O analista esportivo Marcel Reif, do portal Bild, não economizou em severa crítica: "Ele queria salvar a sua pele, sair do torneio com uma boa performance, mas que o time não teria sido sua prioridade".

Outra falha que se delineou, especialmente depois de 2018, foi a falta de jogadores com personalidade e carisma, líderes dentro do campo como outrora fora Bastian Schweinsteiger. Também personalidades fortes como o carioca de nascimento Kevin Kuranyi, Sandro Wagner e Kevin Grosskreutz foram banidos ou boicotados, por terem o perfil de garotos selvagens e cabeça própria para criticar o treinador.

O que se vislumbrou no fim na partida coma Inglaterra foi uma equipe sem líder, sem gana para vencer e sob o comando de um técnico exausto e com problemas de gestão de vestiário.

Sascha Steinbach/Bongarts/Getty Images

Começar de novo

Vencedor da Liga dos Campeões de 2020, em campanha marcada por um 8 a 2 no Barcelona de Messi, o sucessor Hansi Flick chega com muita moral, esbanjando frescor e disposição.

O brasileiro Elber, que acompanha de perto a trajetória do Bayern, se mostrou confiante com a chegada de Flick, ex-assistente de Joachim Löw: "É um treinador que entende muito bem do vestiário, conversa bastante com seus jogadores. Eu acredito e confio no trabalho dele: é uma pessoa muito positiva, que fala olhando no teu olho. Com esse estilo, ele vai conseguir grandes conquistas".

Um dos comentários nas redes sociais depois do fim do jogo com os ingleses resume o alívio que paira no ar. "O melhor de tudo é que Löw finalmente vai embora", escreveu a usuária Birgit Keller, usando a hashtag oficial do jogo.

O capítulo da "novela" Löw se encerra com aparente três anos de atraso e em comunicado em divulgado no último dia 2 de julho. No mesmo momento, o ídolo Toni Kross também anunciou sua aposentadoria da seleção. Portanto, uma nova Alemanha precisará dar as caras no Mundial do ano que vem.

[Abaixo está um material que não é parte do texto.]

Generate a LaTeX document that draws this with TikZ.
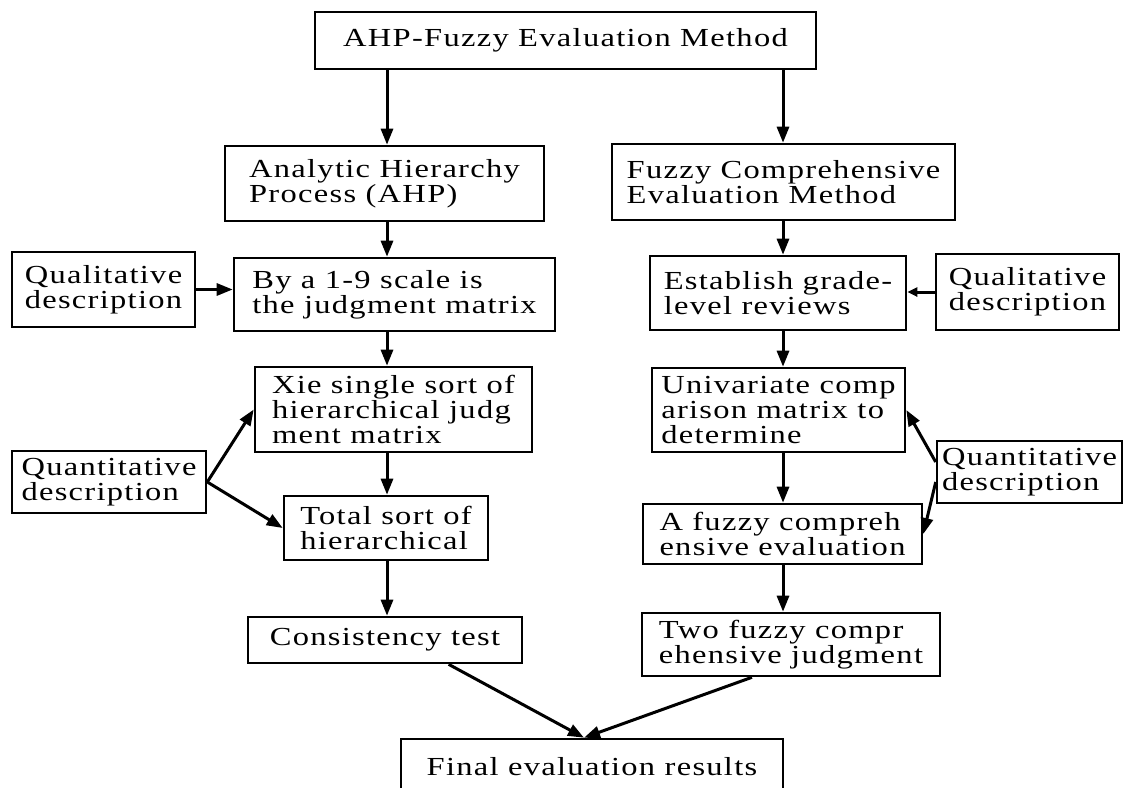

Löw e a chanceler Angela Merkel dividem similaridades: os dois perderam o trem que os possibilitava partir de cabeça erguida e estipular o momento do fim, sem aquela sensação de que já vão tarde e carregando o gosto amargo de tantas coisinhas miúdas. Em setembro próximo, depois de 16 anos, termina a "Era Merkel". Depois de tempos de letargia no futebol e na política, as portas na Alemanha, enfim, se abrem para o futuro.